## begin

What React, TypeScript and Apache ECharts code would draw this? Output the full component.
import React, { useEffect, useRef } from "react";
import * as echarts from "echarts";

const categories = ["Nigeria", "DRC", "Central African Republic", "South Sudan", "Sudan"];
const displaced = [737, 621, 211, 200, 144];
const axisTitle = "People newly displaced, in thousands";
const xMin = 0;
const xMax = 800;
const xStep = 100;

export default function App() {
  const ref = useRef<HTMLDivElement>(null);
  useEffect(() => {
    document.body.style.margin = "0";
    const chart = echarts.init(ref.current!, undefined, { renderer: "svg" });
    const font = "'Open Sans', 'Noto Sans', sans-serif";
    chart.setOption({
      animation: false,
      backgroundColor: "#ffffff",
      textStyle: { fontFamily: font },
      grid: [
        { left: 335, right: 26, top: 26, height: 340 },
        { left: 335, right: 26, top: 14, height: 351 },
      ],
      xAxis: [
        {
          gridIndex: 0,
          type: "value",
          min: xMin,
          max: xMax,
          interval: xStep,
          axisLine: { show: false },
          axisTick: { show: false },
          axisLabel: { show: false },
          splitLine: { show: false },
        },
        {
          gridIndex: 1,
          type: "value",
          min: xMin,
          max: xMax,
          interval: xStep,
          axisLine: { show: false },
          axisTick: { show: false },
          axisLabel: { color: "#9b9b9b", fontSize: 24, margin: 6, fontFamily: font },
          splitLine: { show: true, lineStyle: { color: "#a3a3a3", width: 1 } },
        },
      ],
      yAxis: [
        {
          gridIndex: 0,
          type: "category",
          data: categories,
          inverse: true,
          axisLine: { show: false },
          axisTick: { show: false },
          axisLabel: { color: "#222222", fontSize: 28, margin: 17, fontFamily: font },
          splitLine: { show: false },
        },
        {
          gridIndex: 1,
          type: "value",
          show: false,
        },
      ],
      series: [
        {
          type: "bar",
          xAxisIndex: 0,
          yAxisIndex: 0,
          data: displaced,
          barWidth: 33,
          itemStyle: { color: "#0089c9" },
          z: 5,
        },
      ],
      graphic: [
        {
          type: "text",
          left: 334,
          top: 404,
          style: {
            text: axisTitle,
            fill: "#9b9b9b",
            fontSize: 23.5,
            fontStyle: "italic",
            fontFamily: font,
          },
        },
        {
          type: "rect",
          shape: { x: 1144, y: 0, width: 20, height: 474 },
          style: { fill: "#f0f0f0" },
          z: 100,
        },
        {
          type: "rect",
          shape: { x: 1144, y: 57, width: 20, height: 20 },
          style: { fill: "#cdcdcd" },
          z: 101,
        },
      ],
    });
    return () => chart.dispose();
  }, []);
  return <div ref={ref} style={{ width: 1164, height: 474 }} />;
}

## end

◆ GOAL ◆
Please restate the whole listing word for word.

◆ ANSWER ◆
What React, TypeScript and Apache ECharts code would draw this? Output the full component.
import React, { useEffect, useRef } from "react";
import * as echarts from "echarts";

const categories = ["Nigeria", "DRC", "Central African Republic", "South Sudan", "Sudan"];
const displaced = [737, 621, 211, 200, 144];
const axisTitle = "People newly displaced, in thousands";
const xMin = 0;
const xMax = 800;
const xStep = 100;

export default function App() {
  const ref = useRef<HTMLDivElement>(null);
  useEffect(() => {
    document.body.style.margin = "0";
    const chart = echarts.init(ref.current!, undefined, { renderer: "svg" });
    const font = "'Open Sans', 'Noto Sans', sans-serif";
    chart.setOption({
      animation: false,
      backgroundColor: "#ffffff",
      textStyle: { fontFamily: font },
      grid: [
        { left: 335, right: 26, top: 26, height: 340 },
        { left: 335, right: 26, top: 14, height: 351 },
      ],
      xAxis: [
        {
          gridIndex: 0,
          type: "value",
          min: xMin,
          max: xMax,
          interval: xStep,
          axisLine: { show: false },
          axisTick: { show: false },
          axisLabel: { show: false },
          splitLine: { show: false },
        },
        {
          gridIndex: 1,
          type: "value",
          min: xMin,
          max: xMax,
          interval: xStep,
          axisLine: { show: false },
          axisTick: { show: false },
          axisLabel: { color: "#9b9b9b", fontSize: 24, margin: 6, fontFamily: font },
          splitLine: { show: true, lineStyle: { color: "#a3a3a3", width: 1 } },
        },
      ],
      yAxis: [
        {
          gridIndex: 0,
          type: "category",
          data: categories,
          inverse: true,
          axisLine: { show: false },
          axisTick: { show: false },
          axisLabel: { color: "#222222", fontSize: 28, margin: 17, fontFamily: font },
          splitLine: { show: false },
        },
        {
          gridIndex: 1,
          type: "value",
          show: false,
        },
      ],
      series: [
        {
          type: "bar",
          xAxisIndex: 0,
          yAxisIndex: 0,
          data: displaced,
          barWidth: 33,
          itemStyle: { color: "#0089c9" },
          z: 5,
        },
      ],
      graphic: [
        {
          type: "text",
          left: 334,
          top: 404,
          style: {
            text: axisTitle,
            fill: "#9b9b9b",
            fontSize: 23.5,
            fontStyle: "italic",
            fontFamily: font,
          },
        },
        {
          type: "rect",
          shape: { x: 1144, y: 0, width: 20, height: 474 },
          style: { fill: "#f0f0f0" },
          z: 100,
        },
        {
          type: "rect",
          shape: { x: 1144, y: 57, width: 20, height: 20 },
          style: { fill: "#cdcdcd" },
          z: 101,
        },
      ],
    });
    return () => chart.dispose();
  }, []);
  return <div ref={ref} style={{ width: 1164, height: 474 }} />;
}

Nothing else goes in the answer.